WHAT THIS TASK INVOLVES - Begin the copy with the line that contains "Output the web" and end it with the line that contains "490, bottom: 280". Print these lines exactly and omit all pictures.

RAW RECORDS -
********************

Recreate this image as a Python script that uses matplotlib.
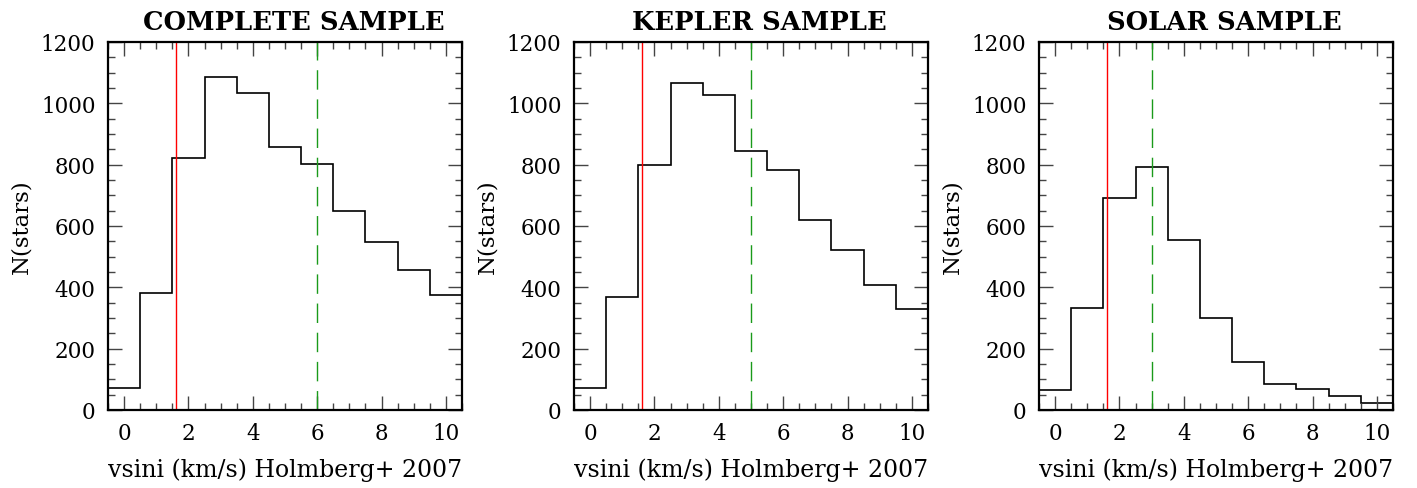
import numpy as np
import matplotlib
matplotlib.use("Agg")
from matplotlib import pyplot as plt
from matplotlib.ticker import MultipleLocator

# bin centres 0..10 km/s, width 1
vsini_bins = np.arange(0, 11)
complete_counts = [71, 381, 822, 1085, 1033, 859, 803, 648, 547, 455, 376]
kepler_counts = [71, 369, 798, 1065, 1026, 844, 781, 621, 523, 408, 328]
solar_counts = [64, 334, 692, 791, 553, 300, 157, 86, 68, 46, 22]

titles = ["COMPLETE SAMPLE", "KEPLER SAMPLE", "SOLAR SAMPLE"]
samples = [complete_counts, kepler_counts, solar_counts]
red_line = 1.6
green_lines = [6.0, 5.0, 3.0]

plt.rcParams['font.family'] = ['DejaVu Serif']

fig = plt.figure(figsize=(14.17, 4.89), dpi=100)
lefts = [108 / 1417, 574 / 1417, 1039 / 1417]
edges = np.append(vsini_bins - 0.5, vsini_bins[-1] + 0.5)

for left, title, counts, gx in zip(lefts, titles, samples, green_lines):
  ax = fig.add_axes([left, 78 / 489, 354 / 1417, 368 / 489])
  ax.stairs(counts, edges, baseline=None, color='black', lw=1.2)
  ax.axvline(red_line, color='red', lw=1.0)
  ax.axvline(gx, color='#1a9a1a', lw=1.0, dashes=(14, 7))
  ax.set_xlim(-0.5, 10.5)
  ax.set_ylim(0, 1200)
  ax.xaxis.set_major_locator(MultipleLocator(2))
  ax.xaxis.set_minor_locator(MultipleLocator(0.5))
  ax.yaxis.set_major_locator(MultipleLocator(200))
  ax.yaxis.set_minor_locator(MultipleLocator(50))
  ax.tick_params(which='both', direction='in', top=True, right=True,
                 labelsize=15.5, width=1.0, color='#444444')
  ax.tick_params(which='major', length=10, pad=9)
  ax.tick_params(which='minor', length=5)
  for s in ax.spines.values():
    s.set_linewidth(1.6)
  ax.set_title(title, fontsize=18.5, fontweight='bold', pad=9, x=0.525)
  ax.set_xlabel("vsini (km/s) Holmberg+ 2007", fontsize=17, labelpad=9)
  ax.set_ylabel("N(stars)", fontsize=16.5, labelpad=6)

fig.savefig("out.png", dpi=100)
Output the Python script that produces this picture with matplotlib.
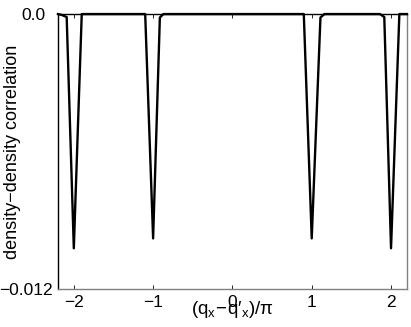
import matplotlib
matplotlib.use('Agg')
import matplotlib.pyplot as plt
import matplotlib.transforms as mtransforms

plt.rcParams['font.family'] = ['Liberation Sans', 'DejaVu Sans']
plt.rcParams['mathtext.default'] = 'regular'

q = [-2.2, -2.15, -2.09, -2.0, -1.9, -1.1, -1.0, -0.915, -0.87, 0.85, 0.9,
     1.0, 1.11, 1.16, 1.86, 1.915, 2.0, 2.105, 2.2]
corr = [0.0, -0.00004, -0.00013, -0.01022, 0.0, 0.0, -0.00979, -0.00015, 0.0,
        0.0, 0.0, -0.00979, -0.00015, 0.0, 0.0, -0.00013, -0.01022, 0.0, 0.0]

xticks = [-2, -1, 0, 1, 2]
xtick_labels = ['\u22122', '\u22121', '0', '1', '2']
yticks = [-0.012, 0.0]
ytick_labels = ['\u22120.012', '0.0']

fig = plt.figure(figsize=(4.11, 3.27), dpi=100)
ax = fig.add_axes([0.141, 0.116, 0.849, 0.841])

ax.plot(q, corr, color='black', linewidth=1.7, clip_on=False, zorder=3)

ax.set_xlim(-2.2, 2.2)
ax.set_ylim(-0.012, 0.0)
ax.set_xticks(xticks)
ax.set_xticklabels(xtick_labels)
ax.set_yticks(yticks)
ax.set_yticklabels(ytick_labels)

ax.tick_params(direction='in', length=3, width=0.6, labelsize=12.5,
               top=True, right=False, colors='black')
ax.tick_params(axis='x', pad=4)
ax.tick_params(axis='y', pad=4)

# the top label sits further from the axis in the original
lbl = ax.get_yticklabels()[1]
lbl.set_transform(lbl.get_transform() +
                  mtransforms.ScaledTranslation(-7 / 100, 0, fig.dpi_scale_trans))

for side in ['bottom', 'right']:
    ax.spines[side].set_color('#808080')
    ax.spines[side].set_linewidth(1.0)
for side in ['left', 'top']:
    ax.spines[side].set_color('black')
    ax.spines[side].set_linewidth(1.0)

ax.set_xlabel("$(q_x\\!-\\!q\u2032_x)/\\pi$", fontsize=13.5, labelpad=-8)
ax.set_ylabel('density\u2212density correlation', fontsize=13, labelpad=-16)

fig.savefig('out.png', dpi=100)
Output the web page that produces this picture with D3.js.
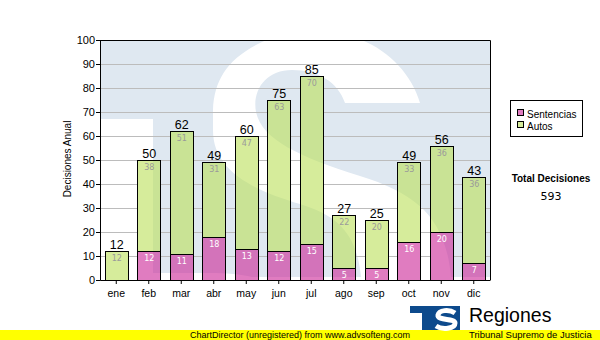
<!DOCTYPE html>
<html>
<head>
<meta charset="utf-8">
<script src="https://cdn.jsdelivr.net/npm/d3@7"></script>
<style>
  body { margin: 0; background: #fff; }
  svg { display: block; }
</style>
</head>
<body>
<svg id="chart" width="600" height="340"></svg>
<script>
// Monthly decisions, split by type
const months = ["ene", "feb", "mar", "abr", "may", "jun", "jul", "ago", "sep", "oct", "nov", "dic"];
const sentencias = [0, 12, 11, 18, 13, 12, 15, 5, 5, 16, 20, 7];
const autos = [12, 38, 51, 31, 47, 63, 70, 22, 20, 33, 36, 36];
const seriesNames = ["Sentencias", "Autos"];
const yTicks = [0, 10, 20, 30, 40, 50, 60, 70, 80, 90, 100];
const yTitle = "Decisiones Anual";
const totalTitle = "Total Decisiones";
const footerText = "ChartDirector (unregistered) from www.advsofteng.com";
const brandName = "Regiones";
const brandSub = "Tribunal Supremo de Justicia";

const svg = d3.select("#chart");
const W = 600, H = 340;
const plot = { left: 100, top: 40, right: 490, bottom: 280 };

const fills = { Sentencias: "rgba(203,37,150,0.6)", Autos: "rgba(187,223,88,0.6)" };
const swatch = { Sentencias: "#e07cc0", Autos: "#d6ec9b" };
const innerLabel = { Sentencias: "#ffffff", Autos: "#9a9a9a" };
const backdropBlue = "#dfe8f1";
const sansA = "'Liberation Sans', Arial, sans-serif";
const sansV = "'DejaVu Sans', Verdana, sans-serif";

const x = d3.scaleBand().domain(months)
  .range([plot.left, plot.right]).paddingInner(0.28).paddingOuter(0.14);
const y = d3.scaleLinear().domain([0, 100]).range([plot.bottom, plot.top]);

const rows = months.map((m, i) => ({ month: m, Sentencias: sentencias[i], Autos: autos[i] }));
const stacked = d3.stack().keys(seriesNames)(rows);
const totals = rows.map(r => r.Sentencias + r.Autos);

const snap = v => Math.round(v) + 0.5;

svg.append("rect").attr("width", W).attr("height", H).attr("fill", "#fff");

// clip paths: the plot box and the union of the stacked bars
const defs = svg.append("defs");
defs.append("clipPath").attr("id", "plotClip").append("rect")
  .attr("x", plot.left).attr("y", plot.top)
  .attr("width", plot.right - plot.left).attr("height", plot.bottom - plot.top);
defs.append("clipPath").attr("id", "barClip").selectAll("rect")
  .data(rows).join("rect")
  .attr("x", d => snap(x(d.month)))
  .attr("y", (d, i) => snap(y(totals[i])))
  .attr("width", Math.round(x.bandwidth()))
  .attr("height", (d, i) => Math.round(y(0)) - Math.round(y(totals[i])));

// faded "TS" emblem behind the plot
function drawBackdrop(g) {
  const L = plot.left, T = plot.top, R = plot.right, B = plot.bottom;
  g.append("rect").attr("x", L).attr("y", T).attr("width", R - L).attr("height", B - T).attr("fill", "#fff");
  g.append("path").attr("fill", backdropBlue)
    .attr("d", `M${L},${T}H${R}V${B - 3}H${L + 53}V${T + 79}H${L}Z`);
  g.append("path").attr("fill", "#fff").attr("d",
    "M420,103 L345,103 C338,82 318,70 292,70 C266,70 252,90 256,112" +
    " C262,140 300,157 360,176 C425,196 452,225 452,300 L362,300" +
    " C362,240 345,218 300,204 C250,189 213,170 213,130 L213,110" +
    " C214,80 228,58 262,42 C290,28 335,28 362,40 C390,52 412,75 420,103 Z");
  g.append("path").attr("fill", "#fff")
    .attr("d", "M150,273 L215,273 C250,274 270,278 280,300 L150,300 Z");
}

const plotG = svg.append("g").attr("clip-path", "url(#plotClip)");
drawBackdrop(plotG.append("g"));

// horizontal grid
plotG.append("g").selectAll("line")
  .data(yTicks.filter(v => v > 0 && v < 100)).join("line")
  .attr("x1", plot.left).attr("x2", plot.right)
  .attr("y1", d => snap(y(d))).attr("y2", d => snap(y(d)))
  .attr("stroke", "#bcbcbc").attr("stroke-width", 1);

// backdrop again inside the bars so the grid does not show through them
drawBackdrop(plotG.append("g").attr("clip-path", "url(#barClip)"));

// stacked bars
const layers = svg.append("g").selectAll("g").data(stacked).join("g");
layers.selectAll("rect")
  .data(s => s.filter(d => d[1] - d[0] > 0).map(d => ({ key: s.key, d })))
  .join("rect")
  .attr("x", o => snap(x(o.d.data.month)))
  .attr("y", o => snap(y(o.d[1])))
  .attr("width", Math.round(x.bandwidth()))
  .attr("height", o => Math.round(y(o.d[0])) - Math.round(y(o.d[1])))
  .attr("fill", o => fills[o.key])
  .attr("stroke", "#000").attr("stroke-width", 1);

// segment value labels
layers.selectAll("text")
  .data(s => s.filter(d => d[1] - d[0] > 0).map(d => ({ key: s.key, d })))
  .join("text")
  .attr("x", o => x(o.d.data.month) + x.bandwidth() / 2 + 0.5)
  .attr("y", o => Math.round(y(o.d[1])) + 10)
  .attr("text-anchor", "middle")
  .attr("font-family", sansV).attr("font-size", 8)
  .attr("fill", o => innerLabel[o.key])
  .text(o => o.d[1] - o.d[0]);

// totals above bars
svg.append("g").selectAll("text").data(rows).join("text")
  .attr("x", d => x(d.month) + x.bandwidth() / 2 + 0.5)
  .attr("y", (d, i) => Math.round(y(totals[i])) - 2)
  .attr("text-anchor", "middle")
  .attr("font-family", sansA).attr("font-size", 12.5).attr("fill", "#000")
  .text((d, i) => totals[i]);

// plot frame (top and right)
svg.append("path")
  .attr("d", `M${plot.left},${plot.top + 0.5}H${plot.right + 0.5}V${plot.bottom}`)
  .attr("fill", "none").attr("stroke", "#000");

// axes
const yAxis = svg.append("g").attr("transform", `translate(${plot.left},0)`)
  .call(d3.axisLeft(y).tickValues(yTicks).tickSize(4).tickPadding(1));
const xAxis = svg.append("g").attr("transform", `translate(0,${plot.bottom})`)
  .call(d3.axisBottom(x).tickSize(4).tickSizeOuter(0));
[yAxis, xAxis].forEach(a => {
  a.attr("font-family", null).attr("font-size", null);
  a.selectAll("path,line").attr("stroke", "#000");
});
yAxis.selectAll("text").attr("font-family", sansA).attr("font-size", 11).attr("fill", "#000");
xAxis.selectAll("text").attr("font-family", sansA).attr("font-size", 10.5).attr("fill", "#000")
  .attr("y", 17).attr("dy", 0);

svg.append("text")
  .attr("transform", "translate(70.5,159) rotate(-90)")
  .attr("text-anchor", "middle")
  .attr("font-family", sansA).attr("font-size", 10).attr("fill", "#000")
  .text(yTitle);

// legend
const legend = svg.append("g");
legend.append("rect").attr("x", 510.5).attr("y", 100.5).attr("width", 72).attr("height", 36)
  .attr("fill", "#fff").attr("stroke", "#000");
const items = legend.selectAll("g.item").data(seriesNames).join("g").attr("class", "item")
  .attr("transform", (d, i) => `translate(0,${i * 12})`);
items.append("rect").attr("x", 517.5).attr("y", 109.5).attr("width", 6).attr("height", 6)
  .attr("fill", d => swatch[d]).attr("stroke", "#000");
items.append("text").attr("x", 527).attr("y", 117.5)
  .attr("font-family", sansA).attr("font-size", 10).attr("fill", "#000")
  .text(d => d);

// grand total
const grandTotal = d3.sum(totals);
svg.append("text").attr("x", 551).attr("y", 181.5).attr("text-anchor", "middle")
  .attr("font-family", sansA).attr("font-size", 10).attr("font-weight", "bold").attr("fill", "#000")
  .text(totalTitle);
svg.append("text").attr("x", 551).attr("y", 199.5).attr("text-anchor", "middle")
  .attr("font-family", sansV).attr("font-size", 11).attr("fill", "#000")
  .text(grandTotal);

// footer strip
svg.append("rect").attr("x", 0).attr("y", 330).attr("width", W).attr("height", 10).attr("fill", "#ffff00");
svg.append("text").attr("x", 300).attr("y", 337.5).attr("text-anchor", "middle")
  .attr("font-family", sansA).attr("font-size", 9).attr("fill", "#000")
  .text(footerText);

// brand mark
const brand = svg.append("g");
brand.append("path").attr("fill", "#0d4a8c")
  .attr("d", "M410,306H460V330H422V313H410Z");
brand.append("path").attr("fill", "none").attr("stroke", "#fff").attr("stroke-width", 5)
  .attr("d", "M455,313 C449,309 439,310 438,315 C437,321 455,318 455,323 C455,329 442,330 436,326");
brand.append("text").attr("x", 469).attr("y", 322)
  .attr("font-family", sansA).attr("font-size", 19.5).attr("fill", "#000")
  .text(brandName);
brand.append("text").attr("x", 469).attr("y", 337.5)
  .attr("font-family", sansA).attr("font-size", 9.5).attr("fill", "#000")
  .text(brandSub);
</script>
</body>
</html>
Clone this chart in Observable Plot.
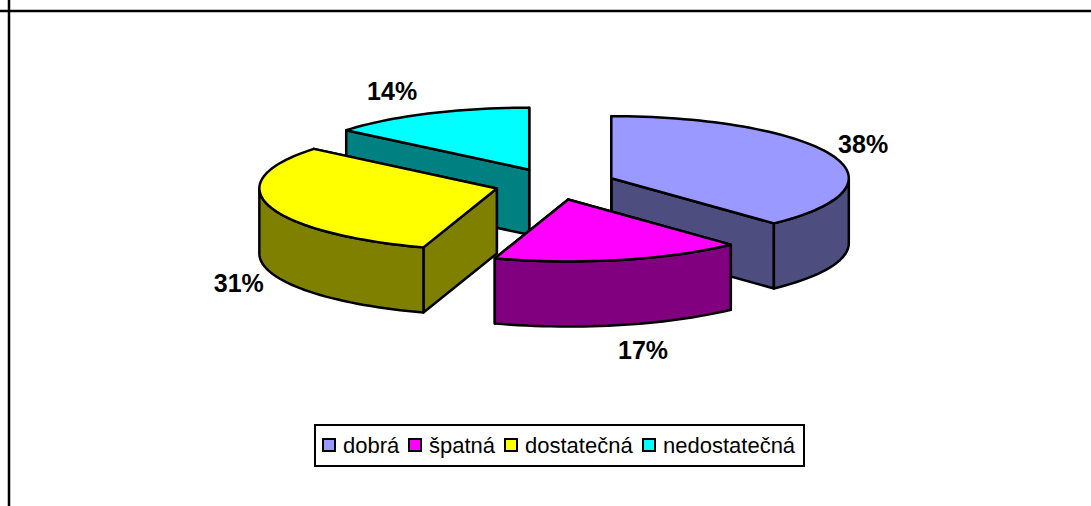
<!DOCTYPE html>
<html>
<head>
<meta charset="utf-8">
<script src="https://cdn.jsdelivr.net/npm/d3@7"></script>
<script src="https://cdn.jsdelivr.net/npm/@observablehq/plot@0.6"></script>
<style>
  html, body { margin: 0; padding: 0; background: #fff; }
  #wrap { position: relative; width: 1091px; height: 506px; overflow: hidden; font-family: "Liberation Sans", Arial, sans-serif; }
  #legend { position: absolute; left: 314px; top: 424px; width: 491px; height: 43px; box-sizing: border-box; border: 2px solid #000; background: #fff; }
  #legend span { position: absolute; top: 6px; font-size: 22px; line-height: 27px; color: #000; white-space: nowrap; }
  #legend i { position: absolute; top: 12px; width: 14px; height: 14px; box-sizing: border-box; border: 2px solid #000; }
</style>
</head>
<body>
<div id="wrap"></div>
<script>
// Data
const categories = ["dobrá", "špatná", "dostatečná", "nedostatečná"];
const shares = [38, 17, 31, 14];
const topColors = ["#9999FF", "#FF00FF", "#FFFF00", "#00FFFF"];
const sideColors = ["#4D4D80", "#800080", "#808000", "#008080"];
const drawOrder = [3, 0, 2, 1];

// Pie geometry in unit-circle coordinates (the x and y scales place it on the page)
const explode = 0.255;
const depth = 1.05;
const rad = d => d * Math.PI / 180;
const total = d3.sum(shares);
const cum = d3.cumsum(shares);
const slices = shares.map((s, i) => {
  const a0 = (cum[i] - s) / total * 360, a1 = cum[i] / total * 360, mid = (a0 + a1) / 2;
  const cx = explode * Math.sin(rad(mid)), cy = explode * Math.cos(rad(mid));
  const pt = (a, dz = 0) => ({x: cx + Math.sin(rad(a)), y: cy + Math.cos(rad(a)) - dz});
  const arc = (from, to, dz = 0) => {
    const n = Math.max(2, Math.ceil(Math.abs(to - from) / 2));
    return d3.range(n + 1).map(k => pt(from + (to - from) * k / n, dz));
  };
  const apex = {x: cx, y: cy}, apexLow = {x: cx, y: cy - depth};
  const face = a => [apex, pt(a), pt(a, depth), apexLow];
  const rimFrom = Math.max(a0, 90), rimTo = Math.min(a1, 270);
  const rim = rimFrom < rimTo ? [...arc(rimFrom, rimTo), ...arc(rimTo, rimFrom, depth)] : null;
  const top = [apex, ...arc(a0, a1)];
  return {i, a0, a1, mid, face, rim, top, pt};
});

const poly = (pts, fill) => Plot.line(pts, {
  x: "x", y: "y", fill, stroke: "#000", strokeWidth: 2.5,
  strokeLinejoin: "round", curve: "linear-closed"
});

const marks = [
  Plot.frame({anchor: "top", stroke: "#000", strokeWidth: 2.5, dy: 10.5}),
  Plot.frame({anchor: "left", stroke: "#000", strokeWidth: 2.5, dx: 8.5})
];
for (const idx of drawOrder) {
  const s = slices[idx];
  marks.push(poly(s.face(s.a1), sideColors[idx]));
  marks.push(poly(s.face(s.a0), sideColors[idx]));
  if (s.rim) marks.push(poly(s.rim, sideColors[idx]));
  marks.push(poly(s.top, topColors[idx]));
}

// Data labels: anchored on each slice's outer edge at its middle angle
const labelOffset = [[31, -10], [23, 91], [-30, 78], [-36, -22]];
slices.forEach((s, i) => {
  marks.push(Plot.text([s.pt(s.mid)], {
    x: "x", y: "y", text: () => shares[i] + "%",
    dx: labelOffset[i][0], dy: labelOffset[i][1],
    fontSize: 25, fontWeight: "bold", fontFamily: "Liberation Sans, Arial, sans-serif",
    fill: "#000", textAnchor: "middle", lineAnchor: "middle"
  }));
});

const chart = Plot.plot({
  width: 1091, height: 506,
  margin: 0,
  x: {domain: [-1, 1], range: [317, 792], axis: null},
  y: {domain: [-1, 1], range: [245.5, 121.5], axis: null},
  style: {background: "#fff"},
  marks
});
const wrap = document.getElementById("wrap");
wrap.appendChild(chart);

// Legend
const legend = document.createElement("div");
legend.id = "legend";
const swatchX = [6, 92, 188, 326];
const textX = [27, 113, 209, 347];
categories.forEach((c, i) => {
  const sw = document.createElement("i");
  sw.style.left = swatchX[i] + "px";
  sw.style.background = topColors[i];
  const t = document.createElement("span");
  t.style.left = textX[i] + "px";
  t.textContent = c;
  legend.append(sw, t);
});
wrap.appendChild(legend);
</script>
</body>
</html>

********************

REPLY TO THE TASK -
Output the web page that produces this picture with D3.js.
<!DOCTYPE html>
<html>
<head>
<meta charset="utf-8">
<script src="https://cdn.jsdelivr.net/npm/d3@7"></script>
<style>
  body { margin: 0; background: #fff; }
  svg { display: block; }
</style>
</head>
<body>
<svg id="chart" width="600" height="340"></svg>
<script>
// Monthly decisions, split by type
const months = ["ene", "feb", "mar", "abr", "may", "jun", "jul", "ago", "sep", "oct", "nov", "dic"];
const sentencias = [0, 12, 11, 18, 13, 12, 15, 5, 5, 16, 20, 7];
const autos = [12, 38, 51, 31, 47, 63, 70, 22, 20, 33, 36, 36];
const seriesNames = ["Sentencias", "Autos"];
const yTicks = [0, 10, 20, 30, 40, 50, 60, 70, 80, 90, 100];
const yTitle = "Decisiones Anual";
const totalTitle = "Total Decisiones";
const footerText = "ChartDirector (unregistered) from www.advsofteng.com";
const brandName = "Regiones";
const brandSub = "Tribunal Supremo de Justicia";

const svg = d3.select("#chart");
const W = 600, H = 340;
const plot = { left: 100, top: 40, right: 490, bottom: 280 };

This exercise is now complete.